* [Exercise directions]
Print the lines beginning with the one that contains "Recreate this image" and ending with the one that contains "fig.savefig('out.png', dpi=72, facecolor='white')", exactly, both included, and no other lines.

* [Data for this exercise]
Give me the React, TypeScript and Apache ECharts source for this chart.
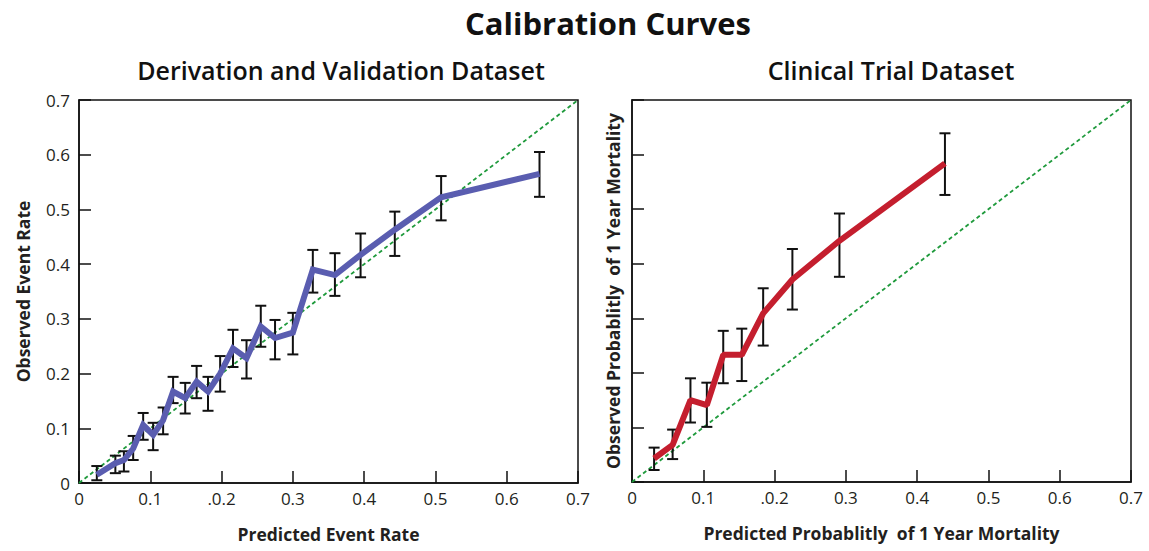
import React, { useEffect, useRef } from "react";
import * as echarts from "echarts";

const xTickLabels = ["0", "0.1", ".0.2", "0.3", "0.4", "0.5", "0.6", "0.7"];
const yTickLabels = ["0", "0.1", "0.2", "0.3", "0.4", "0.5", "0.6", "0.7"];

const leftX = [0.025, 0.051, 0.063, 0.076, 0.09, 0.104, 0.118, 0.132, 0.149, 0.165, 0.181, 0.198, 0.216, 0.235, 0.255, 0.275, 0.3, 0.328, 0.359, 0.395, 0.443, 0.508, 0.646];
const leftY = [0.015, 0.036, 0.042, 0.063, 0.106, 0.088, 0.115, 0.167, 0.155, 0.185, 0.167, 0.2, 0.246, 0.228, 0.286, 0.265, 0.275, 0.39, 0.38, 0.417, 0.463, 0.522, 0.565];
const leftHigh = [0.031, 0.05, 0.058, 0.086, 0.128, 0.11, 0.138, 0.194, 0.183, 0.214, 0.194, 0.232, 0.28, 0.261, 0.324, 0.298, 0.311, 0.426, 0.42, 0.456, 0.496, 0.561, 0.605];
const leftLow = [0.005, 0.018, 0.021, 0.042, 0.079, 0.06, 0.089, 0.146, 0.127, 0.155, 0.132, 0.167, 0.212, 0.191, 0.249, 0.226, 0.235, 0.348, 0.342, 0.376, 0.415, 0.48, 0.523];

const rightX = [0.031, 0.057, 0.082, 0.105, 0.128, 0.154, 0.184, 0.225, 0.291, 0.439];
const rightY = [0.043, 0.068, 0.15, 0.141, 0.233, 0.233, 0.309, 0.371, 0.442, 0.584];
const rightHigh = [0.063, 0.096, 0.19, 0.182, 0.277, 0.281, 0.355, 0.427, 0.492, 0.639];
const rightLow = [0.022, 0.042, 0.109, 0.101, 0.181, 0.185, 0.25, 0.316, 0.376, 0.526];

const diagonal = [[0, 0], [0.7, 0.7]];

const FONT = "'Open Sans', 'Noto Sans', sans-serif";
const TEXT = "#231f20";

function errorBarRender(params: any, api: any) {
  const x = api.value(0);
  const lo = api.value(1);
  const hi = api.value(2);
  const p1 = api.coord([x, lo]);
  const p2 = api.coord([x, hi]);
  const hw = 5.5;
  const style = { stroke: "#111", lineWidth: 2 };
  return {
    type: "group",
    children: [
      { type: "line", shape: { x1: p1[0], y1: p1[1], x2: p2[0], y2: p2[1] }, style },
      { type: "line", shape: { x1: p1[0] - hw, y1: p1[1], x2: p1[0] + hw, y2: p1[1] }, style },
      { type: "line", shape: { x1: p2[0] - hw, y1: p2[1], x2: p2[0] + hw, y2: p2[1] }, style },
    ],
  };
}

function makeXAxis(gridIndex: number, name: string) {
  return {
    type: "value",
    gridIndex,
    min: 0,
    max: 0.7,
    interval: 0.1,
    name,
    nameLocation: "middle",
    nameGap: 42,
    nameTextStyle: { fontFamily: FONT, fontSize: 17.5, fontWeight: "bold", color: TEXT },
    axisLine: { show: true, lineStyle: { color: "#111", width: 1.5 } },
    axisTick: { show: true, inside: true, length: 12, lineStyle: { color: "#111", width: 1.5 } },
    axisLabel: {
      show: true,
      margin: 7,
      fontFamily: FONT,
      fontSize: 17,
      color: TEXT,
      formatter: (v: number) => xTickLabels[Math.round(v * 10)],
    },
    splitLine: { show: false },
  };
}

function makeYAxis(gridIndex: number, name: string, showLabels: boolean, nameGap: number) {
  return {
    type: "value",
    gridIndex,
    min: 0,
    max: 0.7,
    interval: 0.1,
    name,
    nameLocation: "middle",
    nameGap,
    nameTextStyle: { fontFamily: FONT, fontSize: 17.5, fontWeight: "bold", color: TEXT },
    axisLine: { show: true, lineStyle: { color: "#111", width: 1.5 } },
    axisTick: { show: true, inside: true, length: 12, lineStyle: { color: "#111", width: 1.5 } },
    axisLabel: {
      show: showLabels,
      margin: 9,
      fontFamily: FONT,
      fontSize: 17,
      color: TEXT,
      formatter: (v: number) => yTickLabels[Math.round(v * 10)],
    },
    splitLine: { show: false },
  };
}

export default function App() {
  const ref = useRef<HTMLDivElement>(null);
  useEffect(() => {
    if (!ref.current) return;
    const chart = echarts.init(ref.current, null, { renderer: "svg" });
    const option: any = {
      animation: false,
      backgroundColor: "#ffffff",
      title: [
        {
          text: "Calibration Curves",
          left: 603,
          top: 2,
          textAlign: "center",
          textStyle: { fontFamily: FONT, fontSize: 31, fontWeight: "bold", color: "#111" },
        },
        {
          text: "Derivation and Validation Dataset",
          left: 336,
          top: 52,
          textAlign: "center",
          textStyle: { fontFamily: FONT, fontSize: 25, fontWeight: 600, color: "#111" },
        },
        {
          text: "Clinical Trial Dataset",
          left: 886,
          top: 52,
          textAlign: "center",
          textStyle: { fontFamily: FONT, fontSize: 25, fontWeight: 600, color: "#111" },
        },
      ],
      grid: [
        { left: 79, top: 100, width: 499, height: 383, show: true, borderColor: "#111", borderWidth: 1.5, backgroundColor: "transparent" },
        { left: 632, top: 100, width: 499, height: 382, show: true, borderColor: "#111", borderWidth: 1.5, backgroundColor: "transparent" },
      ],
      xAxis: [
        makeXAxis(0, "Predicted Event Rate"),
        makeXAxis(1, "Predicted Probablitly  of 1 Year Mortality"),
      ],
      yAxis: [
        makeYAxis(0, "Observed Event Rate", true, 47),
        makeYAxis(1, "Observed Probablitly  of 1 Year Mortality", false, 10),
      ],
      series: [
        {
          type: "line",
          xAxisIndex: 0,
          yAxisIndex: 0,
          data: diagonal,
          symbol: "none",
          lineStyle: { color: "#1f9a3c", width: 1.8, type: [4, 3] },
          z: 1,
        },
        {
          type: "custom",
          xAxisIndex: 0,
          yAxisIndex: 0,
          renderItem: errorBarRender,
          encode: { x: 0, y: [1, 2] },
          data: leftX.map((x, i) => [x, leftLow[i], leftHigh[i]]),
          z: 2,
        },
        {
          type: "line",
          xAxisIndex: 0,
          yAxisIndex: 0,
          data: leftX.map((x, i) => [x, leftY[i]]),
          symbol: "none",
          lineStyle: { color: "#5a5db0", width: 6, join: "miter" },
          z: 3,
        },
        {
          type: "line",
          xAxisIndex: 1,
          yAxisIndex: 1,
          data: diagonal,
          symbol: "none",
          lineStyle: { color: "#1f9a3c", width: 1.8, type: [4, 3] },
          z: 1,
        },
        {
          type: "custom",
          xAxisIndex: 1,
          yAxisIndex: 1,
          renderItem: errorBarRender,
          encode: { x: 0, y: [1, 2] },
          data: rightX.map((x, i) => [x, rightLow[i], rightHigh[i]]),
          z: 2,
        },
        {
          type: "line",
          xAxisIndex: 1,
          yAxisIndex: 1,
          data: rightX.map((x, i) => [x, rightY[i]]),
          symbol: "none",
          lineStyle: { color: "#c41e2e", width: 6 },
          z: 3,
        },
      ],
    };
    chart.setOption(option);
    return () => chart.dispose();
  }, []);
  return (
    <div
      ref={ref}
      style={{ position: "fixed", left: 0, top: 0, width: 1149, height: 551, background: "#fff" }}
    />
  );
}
--
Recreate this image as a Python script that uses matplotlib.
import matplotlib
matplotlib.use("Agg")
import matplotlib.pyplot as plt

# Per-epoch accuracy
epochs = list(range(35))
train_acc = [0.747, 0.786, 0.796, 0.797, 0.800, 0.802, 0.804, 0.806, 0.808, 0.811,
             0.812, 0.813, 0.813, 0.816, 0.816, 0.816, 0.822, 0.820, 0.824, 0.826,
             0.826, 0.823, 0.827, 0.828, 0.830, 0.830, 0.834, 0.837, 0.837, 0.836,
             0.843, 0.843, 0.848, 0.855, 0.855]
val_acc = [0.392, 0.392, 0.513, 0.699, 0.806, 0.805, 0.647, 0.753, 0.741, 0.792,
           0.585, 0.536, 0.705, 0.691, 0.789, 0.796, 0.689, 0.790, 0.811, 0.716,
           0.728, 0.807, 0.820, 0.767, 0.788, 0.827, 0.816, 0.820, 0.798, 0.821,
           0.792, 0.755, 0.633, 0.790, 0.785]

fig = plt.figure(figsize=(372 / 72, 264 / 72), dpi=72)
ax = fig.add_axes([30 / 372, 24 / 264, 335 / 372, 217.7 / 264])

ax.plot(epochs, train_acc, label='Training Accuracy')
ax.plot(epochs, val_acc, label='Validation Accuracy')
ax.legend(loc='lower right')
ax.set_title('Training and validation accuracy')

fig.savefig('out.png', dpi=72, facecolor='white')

* [Output]
Recreate this image as a Python script that uses matplotlib.
import matplotlib
matplotlib.use("Agg")
import matplotlib.pyplot as plt

# Per-epoch accuracy
epochs = list(range(35))
train_acc = [0.747, 0.786, 0.796, 0.797, 0.800, 0.802, 0.804, 0.806, 0.808, 0.811,
             0.812, 0.813, 0.813, 0.816, 0.816, 0.816, 0.822, 0.820, 0.824, 0.826,
             0.826, 0.823, 0.827, 0.828, 0.830, 0.830, 0.834, 0.837, 0.837, 0.836,
             0.843, 0.843, 0.848, 0.855, 0.855]
val_acc = [0.392, 0.392, 0.513, 0.699, 0.806, 0.805, 0.647, 0.753, 0.741, 0.792,
           0.585, 0.536, 0.705, 0.691, 0.789, 0.796, 0.689, 0.790, 0.811, 0.716,
           0.728, 0.807, 0.820, 0.767, 0.788, 0.827, 0.816, 0.820, 0.798, 0.821,
           0.792, 0.755, 0.633, 0.790, 0.785]

fig = plt.figure(figsize=(372 / 72, 264 / 72), dpi=72)
ax = fig.add_axes([30 / 372, 24 / 264, 335 / 372, 217.7 / 264])

ax.plot(epochs, train_acc, label='Training Accuracy')
ax.plot(epochs, val_acc, label='Validation Accuracy')
ax.legend(loc='lower right')
ax.set_title('Training and validation accuracy')

fig.savefig('out.png', dpi=72, facecolor='white')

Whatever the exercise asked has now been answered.